[start DATASET EXTRACT]
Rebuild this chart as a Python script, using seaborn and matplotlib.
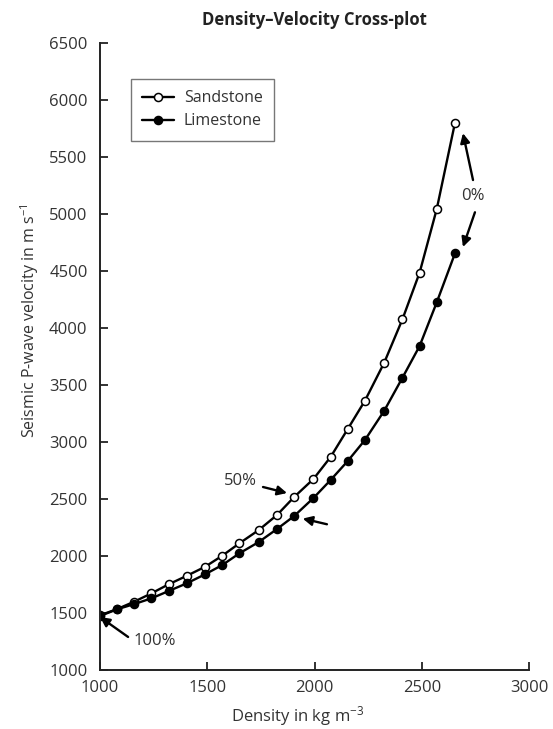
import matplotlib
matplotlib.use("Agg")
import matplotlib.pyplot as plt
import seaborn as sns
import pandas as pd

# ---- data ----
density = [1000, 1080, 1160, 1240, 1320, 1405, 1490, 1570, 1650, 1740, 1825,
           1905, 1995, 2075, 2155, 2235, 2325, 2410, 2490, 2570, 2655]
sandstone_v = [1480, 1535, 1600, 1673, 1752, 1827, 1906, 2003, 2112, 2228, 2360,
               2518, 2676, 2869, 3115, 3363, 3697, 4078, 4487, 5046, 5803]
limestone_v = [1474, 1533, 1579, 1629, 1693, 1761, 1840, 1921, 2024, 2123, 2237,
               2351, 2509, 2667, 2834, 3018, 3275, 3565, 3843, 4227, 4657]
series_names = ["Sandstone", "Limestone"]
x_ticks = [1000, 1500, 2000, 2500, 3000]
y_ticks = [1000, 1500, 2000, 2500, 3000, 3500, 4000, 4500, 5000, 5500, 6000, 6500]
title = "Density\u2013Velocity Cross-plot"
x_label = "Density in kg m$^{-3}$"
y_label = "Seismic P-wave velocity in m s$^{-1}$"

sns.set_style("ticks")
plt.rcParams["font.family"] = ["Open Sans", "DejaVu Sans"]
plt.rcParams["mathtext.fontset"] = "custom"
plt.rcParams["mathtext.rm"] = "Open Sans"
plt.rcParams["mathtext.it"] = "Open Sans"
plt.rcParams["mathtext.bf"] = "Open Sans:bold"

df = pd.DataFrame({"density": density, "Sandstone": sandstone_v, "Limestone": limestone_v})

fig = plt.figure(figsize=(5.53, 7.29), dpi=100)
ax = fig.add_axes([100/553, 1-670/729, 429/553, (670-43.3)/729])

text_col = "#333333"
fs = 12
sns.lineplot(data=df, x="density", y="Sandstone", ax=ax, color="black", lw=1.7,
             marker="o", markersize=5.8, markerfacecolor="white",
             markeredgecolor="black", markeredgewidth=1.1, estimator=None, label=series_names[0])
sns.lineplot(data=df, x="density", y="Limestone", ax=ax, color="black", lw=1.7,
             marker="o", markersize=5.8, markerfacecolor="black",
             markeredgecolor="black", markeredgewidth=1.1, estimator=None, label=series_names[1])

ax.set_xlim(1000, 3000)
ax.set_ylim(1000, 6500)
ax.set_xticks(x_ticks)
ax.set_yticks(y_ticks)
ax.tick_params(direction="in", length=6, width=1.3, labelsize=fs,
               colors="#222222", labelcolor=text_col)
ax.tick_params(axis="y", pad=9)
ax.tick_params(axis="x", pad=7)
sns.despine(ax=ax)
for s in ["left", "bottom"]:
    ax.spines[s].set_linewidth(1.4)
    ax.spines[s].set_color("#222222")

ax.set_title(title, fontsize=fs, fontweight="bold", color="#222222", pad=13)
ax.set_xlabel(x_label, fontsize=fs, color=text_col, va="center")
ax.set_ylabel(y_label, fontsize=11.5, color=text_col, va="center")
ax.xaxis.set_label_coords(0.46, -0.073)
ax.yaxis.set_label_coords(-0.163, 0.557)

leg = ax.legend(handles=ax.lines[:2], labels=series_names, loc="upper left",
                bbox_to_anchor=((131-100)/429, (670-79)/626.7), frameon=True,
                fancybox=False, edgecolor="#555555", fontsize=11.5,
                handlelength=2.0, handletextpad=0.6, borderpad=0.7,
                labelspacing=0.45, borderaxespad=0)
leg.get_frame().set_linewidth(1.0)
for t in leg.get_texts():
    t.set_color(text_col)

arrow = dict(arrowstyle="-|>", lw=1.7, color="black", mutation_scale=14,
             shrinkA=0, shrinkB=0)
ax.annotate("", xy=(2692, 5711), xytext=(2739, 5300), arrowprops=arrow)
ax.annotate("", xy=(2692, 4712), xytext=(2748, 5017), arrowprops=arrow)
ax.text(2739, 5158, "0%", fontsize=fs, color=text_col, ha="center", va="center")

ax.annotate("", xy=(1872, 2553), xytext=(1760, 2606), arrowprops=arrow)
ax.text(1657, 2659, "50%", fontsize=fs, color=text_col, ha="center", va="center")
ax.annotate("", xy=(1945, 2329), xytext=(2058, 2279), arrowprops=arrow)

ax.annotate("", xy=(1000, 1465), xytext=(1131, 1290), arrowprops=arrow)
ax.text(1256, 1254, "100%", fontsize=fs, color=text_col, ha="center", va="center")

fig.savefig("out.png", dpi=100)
[end DATASET EXTRACT]
» **WRITTEN REQUEST**
Repeat the data above exactly, but not the pictures.

» **FULL ANSWER**
Rebuild this chart as a Python script, using seaborn and matplotlib.
import matplotlib
matplotlib.use("Agg")
import matplotlib.pyplot as plt
import seaborn as sns
import pandas as pd

# ---- data ----
density = [1000, 1080, 1160, 1240, 1320, 1405, 1490, 1570, 1650, 1740, 1825,
           1905, 1995, 2075, 2155, 2235, 2325, 2410, 2490, 2570, 2655]
sandstone_v = [1480, 1535, 1600, 1673, 1752, 1827, 1906, 2003, 2112, 2228, 2360,
               2518, 2676, 2869, 3115, 3363, 3697, 4078, 4487, 5046, 5803]
limestone_v = [1474, 1533, 1579, 1629, 1693, 1761, 1840, 1921, 2024, 2123, 2237,
               2351, 2509, 2667, 2834, 3018, 3275, 3565, 3843, 4227, 4657]
series_names = ["Sandstone", "Limestone"]
x_ticks = [1000, 1500, 2000, 2500, 3000]
y_ticks = [1000, 1500, 2000, 2500, 3000, 3500, 4000, 4500, 5000, 5500, 6000, 6500]
title = "Density\u2013Velocity Cross-plot"
x_label = "Density in kg m$^{-3}$"
y_label = "Seismic P-wave velocity in m s$^{-1}$"

sns.set_style("ticks")
plt.rcParams["font.family"] = ["Open Sans", "DejaVu Sans"]
plt.rcParams["mathtext.fontset"] = "custom"
plt.rcParams["mathtext.rm"] = "Open Sans"
plt.rcParams["mathtext.it"] = "Open Sans"
plt.rcParams["mathtext.bf"] = "Open Sans:bold"

df = pd.DataFrame({"density": density, "Sandstone": sandstone_v, "Limestone": limestone_v})

fig = plt.figure(figsize=(5.53, 7.29), dpi=100)
ax = fig.add_axes([100/553, 1-670/729, 429/553, (670-43.3)/729])

text_col = "#333333"
fs = 12
sns.lineplot(data=df, x="density", y="Sandstone", ax=ax, color="black", lw=1.7,
             marker="o", markersize=5.8, markerfacecolor="white",
             markeredgecolor="black", markeredgewidth=1.1, estimator=None, label=series_names[0])
sns.lineplot(data=df, x="density", y="Limestone", ax=ax, color="black", lw=1.7,
             marker="o", markersize=5.8, markerfacecolor="black",
             markeredgecolor="black", markeredgewidth=1.1, estimator=None, label=series_names[1])

ax.set_xlim(1000, 3000)
ax.set_ylim(1000, 6500)
ax.set_xticks(x_ticks)
ax.set_yticks(y_ticks)
ax.tick_params(direction="in", length=6, width=1.3, labelsize=fs,
               colors="#222222", labelcolor=text_col)
ax.tick_params(axis="y", pad=9)
ax.tick_params(axis="x", pad=7)
sns.despine(ax=ax)
for s in ["left", "bottom"]:
    ax.spines[s].set_linewidth(1.4)
    ax.spines[s].set_color("#222222")

ax.set_title(title, fontsize=fs, fontweight="bold", color="#222222", pad=13)
ax.set_xlabel(x_label, fontsize=fs, color=text_col, va="center")
ax.set_ylabel(y_label, fontsize=11.5, color=text_col, va="center")
ax.xaxis.set_label_coords(0.46, -0.073)
ax.yaxis.set_label_coords(-0.163, 0.557)

leg = ax.legend(handles=ax.lines[:2], labels=series_names, loc="upper left",
                bbox_to_anchor=((131-100)/429, (670-79)/626.7), frameon=True,
                fancybox=False, edgecolor="#555555", fontsize=11.5,
                handlelength=2.0, handletextpad=0.6, borderpad=0.7,
                labelspacing=0.45, borderaxespad=0)
leg.get_frame().set_linewidth(1.0)
for t in leg.get_texts():
    t.set_color(text_col)

arrow = dict(arrowstyle="-|>", lw=1.7, color="black", mutation_scale=14,
             shrinkA=0, shrinkB=0)
ax.annotate("", xy=(2692, 5711), xytext=(2739, 5300), arrowprops=arrow)
ax.annotate("", xy=(2692, 4712), xytext=(2748, 5017), arrowprops=arrow)
ax.text(2739, 5158, "0%", fontsize=fs, color=text_col, ha="center", va="center")

ax.annotate("", xy=(1872, 2553), xytext=(1760, 2606), arrowprops=arrow)
ax.text(1657, 2659, "50%", fontsize=fs, color=text_col, ha="center", va="center")
ax.annotate("", xy=(1945, 2329), xytext=(2058, 2279), arrowprops=arrow)

ax.annotate("", xy=(1000, 1465), xytext=(1131, 1290), arrowprops=arrow)
ax.text(1256, 1254, "100%", fontsize=fs, color=text_col, ha="center", va="center")

fig.savefig("out.png", dpi=100)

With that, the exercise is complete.